The following exhibits are reproduced from the curriculum. The main points are summarized below:

  • Trade as a percentage of regional GDP has increased substantially all over the world in the last few decades. The developing countries in Asia experienced the fastest growth.

The exhibit below shows trade and FDI as a percentage of GDP for select countries from 1980-2007. Trade increased from 37.2% to 50.7% from 1980 to 2006.


Concept 31

Trade Openness and GDP Growth

Trade as Percent of GDP

(averaged over the period)

Average GDP growth (%)
Country Group 1980-1989 1990-1999 2000-2006 1980-1989 1990-1999 2000-2006
World 37.2 41.0 50.7 3.1 2.7 3.2
High income:            
All 38.1 40.3 49.5 3.1 2.6 2.5
OECD 35.3 37.2 44.7 3.1 2.5 2.4
Non-OECD 120.0 128.1 172.5 3.9 4.5 5.0
Low and Middle Income:            
All 32.4 44.4 56.9 3.4 3.5 5.8
Middle 32.4 44.5 57.1 3.4 3.5 5.8
Upper middle 33.4 44.3 53.5 2.1 1.7 4.1
Lower middle 31.4 44.8 61.4 6.0 6.1 7.7
Low 32.5 39.9 51.7 2.6 2.7 4.8

Note: Averages indicate the average of the annual data for the period covered

Source: World Bank

2.3. Benefits and Costs of International Trade

Benefits of international trade:

  • Countries gain from the exchange and specialization. For example, if one country is good at producing cloth, while another is good at manufacturing machinery, then the two countries can exchange the goods. A country benefits from exchange trade if either of the following two conditions occur in an exchange, as there is efficient allocation of resources:
    • Higher price for exports relative to selling internally.
    • Lower price for imports relative to producing internally.
  • Households and firms have greater product variety. For example, after South Korean electronics manufacturers such as LG and Samsung entered the South Asian markets, consumers benefited because they have access to a wide range of products. This argument can be extended to almost any industry from automobiles to food products.
  • Competition increases and resources are allocated more efficiently.
    • In an open economy, the monopoly of domestic firms reduces as competition from foreign firms increase, and forces them to be efficient. For example, automobile and steel industries exhibit increasing returns to scale.
  • Industries experience greater economies of scale.
    • In an open economy, companies are forced to compete with global players and that forces them to become more efficient or go out of business. Extending the LG and Samsung example from above, economies of scale allows these firms to benefit from the larger market size in India/Middle East and experience lower average cost of production.
  • Greater employment in exporting countries.
    • The garment factories in India export cotton clothing to the rest of the world for various labels. The work in this industry is labor-intensive and hence generates a lot of employment opportunities.

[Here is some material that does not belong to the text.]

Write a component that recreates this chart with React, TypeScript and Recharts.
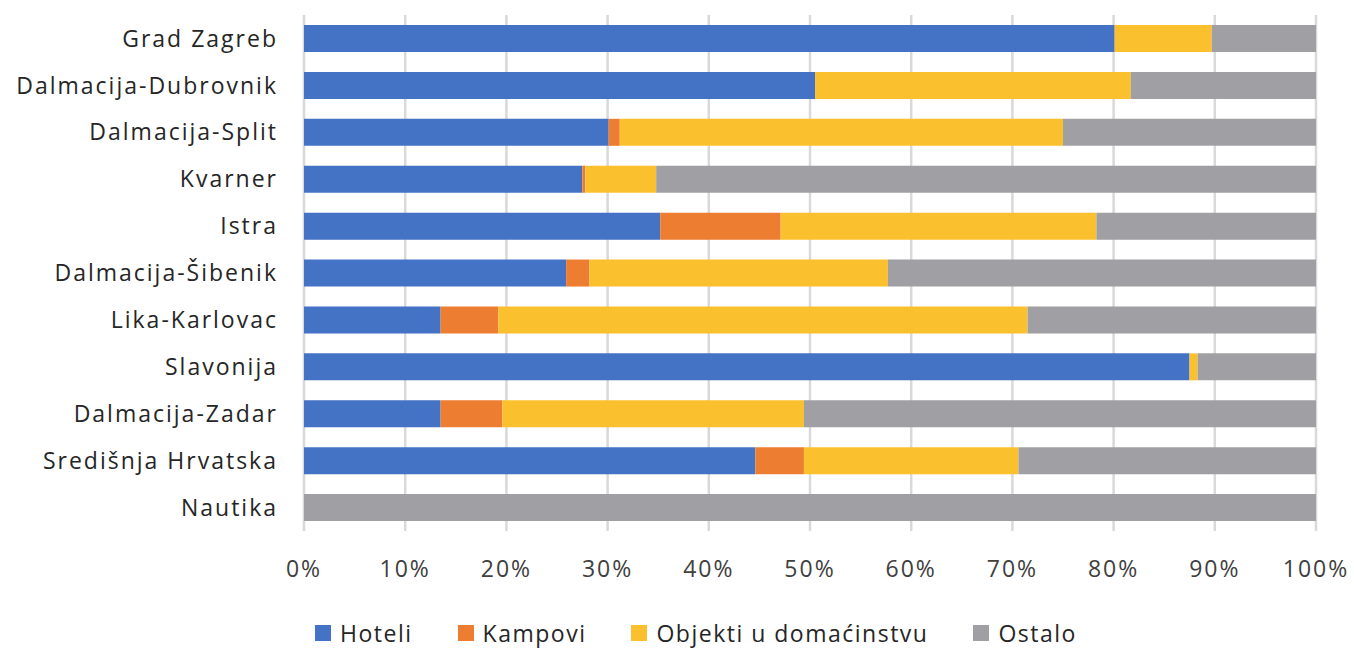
import React from 'react';
import { BarChart, Bar, XAxis, YAxis, CartesianGrid, Legend } from 'recharts';

const categories = ['Grad Zagreb', 'Dalmacija-Dubrovnik', 'Dalmacija-Split', 'Kvarner', 'Istra', 'Dalmacija-Šibenik', 'Lika-Karlovac', 'Slavonija', 'Dalmacija-Zadar', 'Središnja Hrvatska', 'Nautika'];
const hoteli = [80.1, 50.5, 30.1, 27.5, 35.2, 25.9, 13.5, 87.5, 13.5, 44.6, 0];
const kampovi = [0, 0, 1.1, 0.3, 11.9, 2.3, 5.7, 0, 6.1, 4.8, 0];
const objekti = [9.6, 31.2, 43.8, 7.0, 31.2, 29.5, 52.3, 0.8, 29.8, 21.2, 0];
const ostalo = [10.3, 18.3, 25.0, 65.2, 21.7, 42.3, 28.5, 11.7, 50.6, 29.4, 100];
const ticks = [0, 10, 20, 30, 40, 50, 60, 70, 80, 90, 100];

const seriesNames = ['Hoteli', 'Kampovi', 'Objekti u domaćinstvu', 'Ostalo'];
const colors = ['#4472C4', '#ED7D31', '#FBC02D', '#A0A0A4'];

const data = categories.map((name, i) => ({
  name,
  s0: hoteli[i],
  s1: kampovi[i],
  s2: objekti[i],
  s3: ostalo[i],
}));

const font = '"Open Sans", Lato, sans-serif';

const LegendContent = () => (
  <div style={{ display: 'flex', justifyContent: 'center', alignItems: 'center', fontFamily: font, fontSize: 23, letterSpacing: 1.5, color: '#262626', paddingLeft: 76, paddingTop: 8 }}>
    {seriesNames.map((n, i) => (
      <div key={n} style={{ display: 'flex', alignItems: 'center', marginRight: i < 3 ? 45 : 0 }}>
        <div style={{ width: 16, height: 16, background: colors[i], marginRight: 9 }} />
        <span>{n}</span>
      </div>
    ))}
  </div>
);

export default function App() {
  return (
    <div style={{ position: 'absolute', left: 0, top: 0, width: 1354, height: 649, background: '#fff' }}>
      <BarChart
        width={1354}
        height={649}
        data={data}
        layout="vertical"
        margin={{ top: 15, right: 38, left: 0, bottom: 0 }}
        barSize={27}
      >
        <CartesianGrid horizontal={false} stroke="#d9d9d9" strokeWidth={2.5} />
        <XAxis
          type="number"
          domain={[0, 100]}
          ticks={ticks}
          tickFormatter={(v: number) => `${v}%`}
          axisLine={false}
          tickLine={false}
          height={78}
          tick={{ fontSize: 23, fill: '#404040', fontFamily: font, letterSpacing: 2, dy: 22 }}
        />
        <YAxis
          type="category"
          dataKey="name"
          width={304}
          axisLine={false}
          tickLine={false}
          tick={{ fontSize: 23, fill: '#262626', fontFamily: font, letterSpacing: 2, dx: -18 }}
        />
        <Legend verticalAlign="bottom" height={40} content={<LegendContent />} />
        {['s0', 's1', 's2', 's3'].map((k, i) => (
          <Bar key={k} dataKey={k} name={seriesNames[i]} stackId="a" fill={colors[i]} isAnimationActive={false} />
        ))}
      </BarChart>
    </div>
  );
}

Note: The term “gains from trade” implies that the overall benefits of trade outweigh the losses from trade. It does not mean that all stakeholders (producers, consumers, government) benefit (or benefit equally) from trade.

Costs of international trade:

  • Potential income inequality.
    • It depends on whether the industry is expanding or contracting. For example, the IT industry in the late 90’s and early 2000’s created high-paying jobs. This led to an income disparity between the IT industry and other traditional industries such as automobiles.
  • Loss of jobs because less inefficient firms will be forced to exit.
    • For example, the U.S. textile industry has faced tough competition because of cheaper imports from other countries forcing many companies to exit.